Detroit's number two goalie in their system was Roger Crozier. During the 1963-64 campaign, he played in 15 regular season games with the parent club. The bulk of his playing time was in Pittsburgh with the AHL Hornets. Being the number one goalie on the farm team, Crozier remained on the Pittsburgh roster at the start of the NHL semi-final series between Detroit and Chicago.

So, was our hero up to the task at hand? Detroit opened up a 3-0 lead in the second period. Chicago got back into the game on two goals scored by Red Hay. Then, the fun began. Detroit restored their three goal lead on goals by Gordie Howe and Norm Ullman. Detroit-5 Chicago-2. From this point on, our hero was under siege. Two goals, 33 seconds apart, by Eric Nesterenko, pulled Chicago to within one of Detroit.

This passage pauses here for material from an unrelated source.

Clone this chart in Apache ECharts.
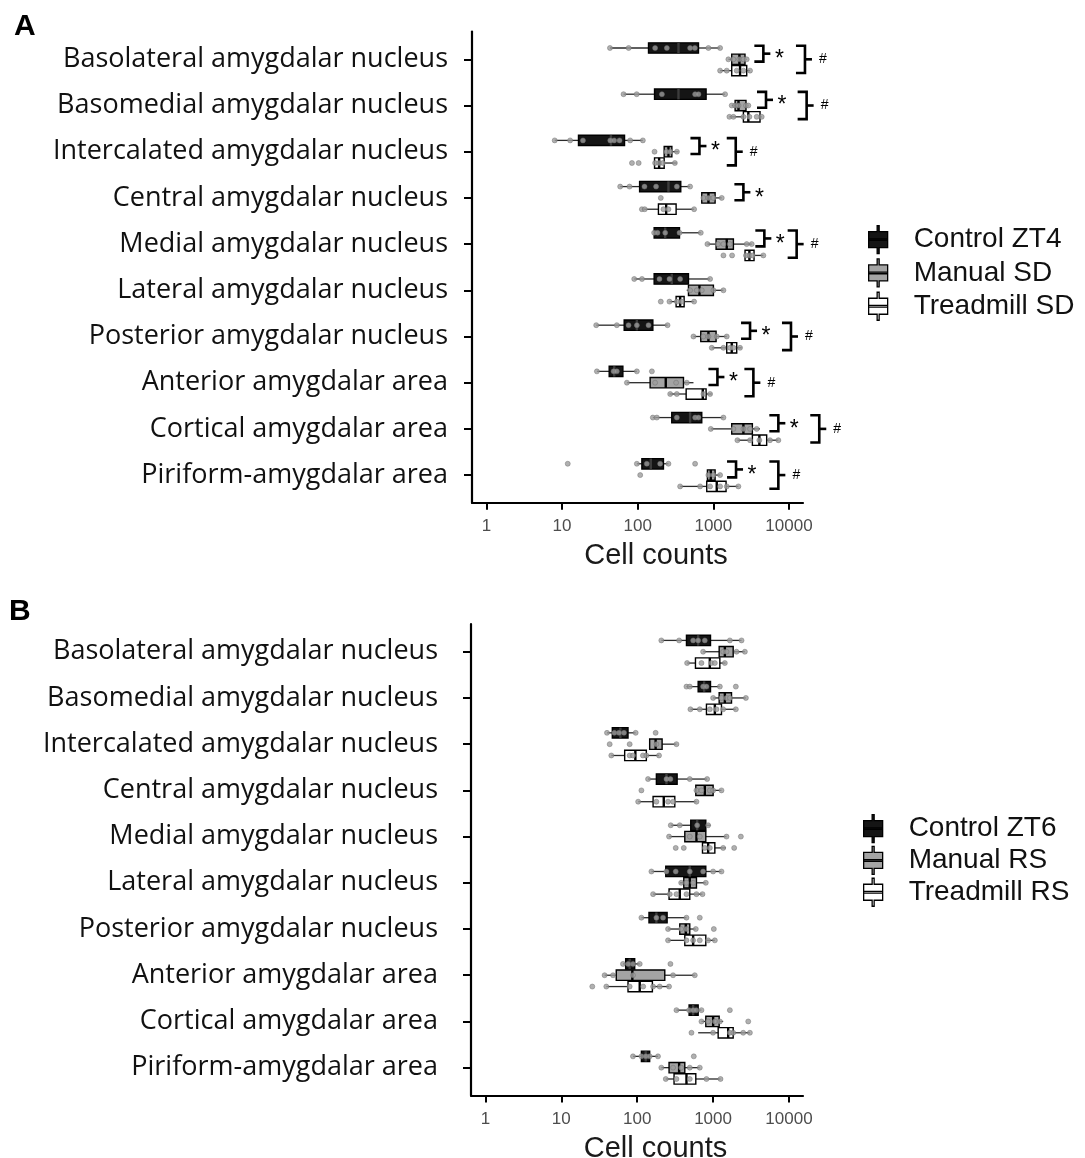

As the above headline indicates, Bob Champoux was able to keep the snipers on Chicago at bay for the remainder of the final frame. The Wings defence, knowing that their young goalie was under fire, pulled together to support Champoux.

Final Score : Detroit-5 Chicago-4.

That game was Bob Campoux's one and only appearance in a Detroit uniform. He would go on to play in 17 games with the California Golden Seals in 1973-74. He posted a 2-11-3 record and a 5.20 average.

On March 29, 1964, he was the hero who suddenly appeared out of nowhere.

1 comment:

  1. I remember that night 50 years ago very well. As an 11-year-old Hawks fan from Montreal I was thrilled to get the chance to see a playoff game from Chicago Stadium that Sunday night, and even more excited for the Hawks' prospects when Sawchuk went down and they had to put in this no-name goalie. But the Wings instead took command and built up a three goal lead much to my dismay, and while the Hawks came back to make it five-four I was completely disappointed by Glenn Hall's play that night. He was the one who looked soft in the net! At any rate it was my most frustrating night as a young Hawks fan until the night of game seven of the 1971 Final when Chicago blew a 2-0 lead against the Habs at the Stadium and lost the Stanley Cup. Thank God the current version of the team can actually win some big games!